**** Task inputs ****

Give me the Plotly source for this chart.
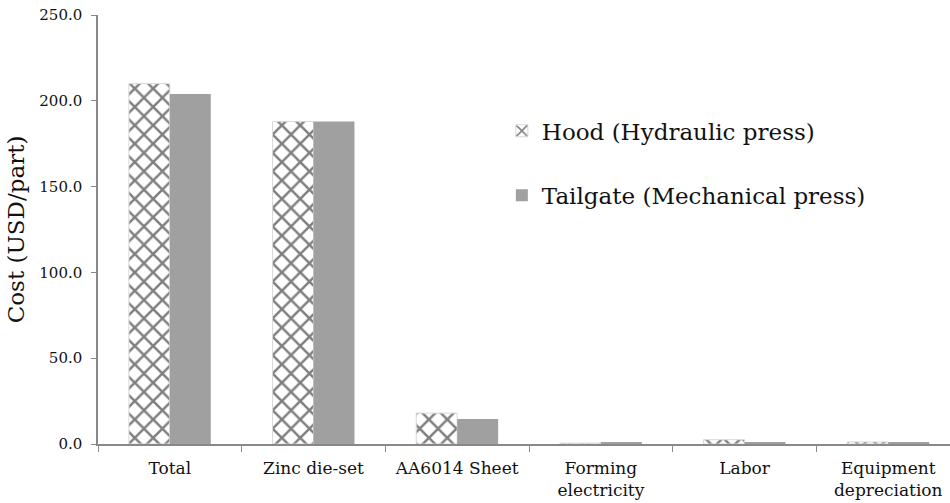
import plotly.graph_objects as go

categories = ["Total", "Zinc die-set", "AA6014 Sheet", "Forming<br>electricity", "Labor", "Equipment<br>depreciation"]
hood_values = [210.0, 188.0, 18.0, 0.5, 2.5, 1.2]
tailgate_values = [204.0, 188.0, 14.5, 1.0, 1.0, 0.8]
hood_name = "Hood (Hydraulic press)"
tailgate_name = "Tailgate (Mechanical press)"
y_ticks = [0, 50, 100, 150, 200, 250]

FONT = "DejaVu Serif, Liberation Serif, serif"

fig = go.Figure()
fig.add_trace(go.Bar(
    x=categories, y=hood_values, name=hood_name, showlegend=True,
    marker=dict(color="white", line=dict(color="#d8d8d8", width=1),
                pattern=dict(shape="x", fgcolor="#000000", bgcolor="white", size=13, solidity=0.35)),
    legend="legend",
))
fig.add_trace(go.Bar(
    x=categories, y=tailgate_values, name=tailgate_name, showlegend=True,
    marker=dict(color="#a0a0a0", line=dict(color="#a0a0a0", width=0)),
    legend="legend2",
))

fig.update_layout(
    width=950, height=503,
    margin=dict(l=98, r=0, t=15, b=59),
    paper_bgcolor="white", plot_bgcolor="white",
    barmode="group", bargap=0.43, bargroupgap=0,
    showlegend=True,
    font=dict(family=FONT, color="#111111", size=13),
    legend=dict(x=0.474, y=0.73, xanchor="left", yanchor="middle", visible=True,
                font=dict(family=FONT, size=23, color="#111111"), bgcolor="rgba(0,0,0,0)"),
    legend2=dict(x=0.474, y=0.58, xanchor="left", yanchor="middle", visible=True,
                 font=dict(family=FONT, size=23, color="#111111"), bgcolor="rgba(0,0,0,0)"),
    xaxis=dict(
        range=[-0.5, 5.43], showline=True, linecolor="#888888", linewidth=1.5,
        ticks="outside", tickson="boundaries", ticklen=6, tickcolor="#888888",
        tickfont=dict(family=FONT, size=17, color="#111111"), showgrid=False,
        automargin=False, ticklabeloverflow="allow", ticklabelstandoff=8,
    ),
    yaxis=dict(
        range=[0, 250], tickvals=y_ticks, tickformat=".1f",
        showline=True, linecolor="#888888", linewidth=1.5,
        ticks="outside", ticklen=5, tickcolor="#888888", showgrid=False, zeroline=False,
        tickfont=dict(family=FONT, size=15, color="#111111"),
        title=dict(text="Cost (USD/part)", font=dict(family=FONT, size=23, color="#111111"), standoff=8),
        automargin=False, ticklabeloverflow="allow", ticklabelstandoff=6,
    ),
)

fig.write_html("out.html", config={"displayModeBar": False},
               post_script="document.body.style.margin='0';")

****
**** Task inputs ****

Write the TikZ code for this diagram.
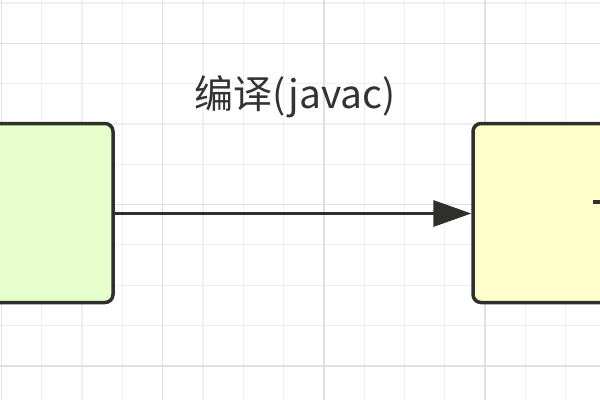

****

Find the string "this" in the entries above and return each line that holds it.

Give me the Plotly source for this chart.
Write the TikZ code for this diagram.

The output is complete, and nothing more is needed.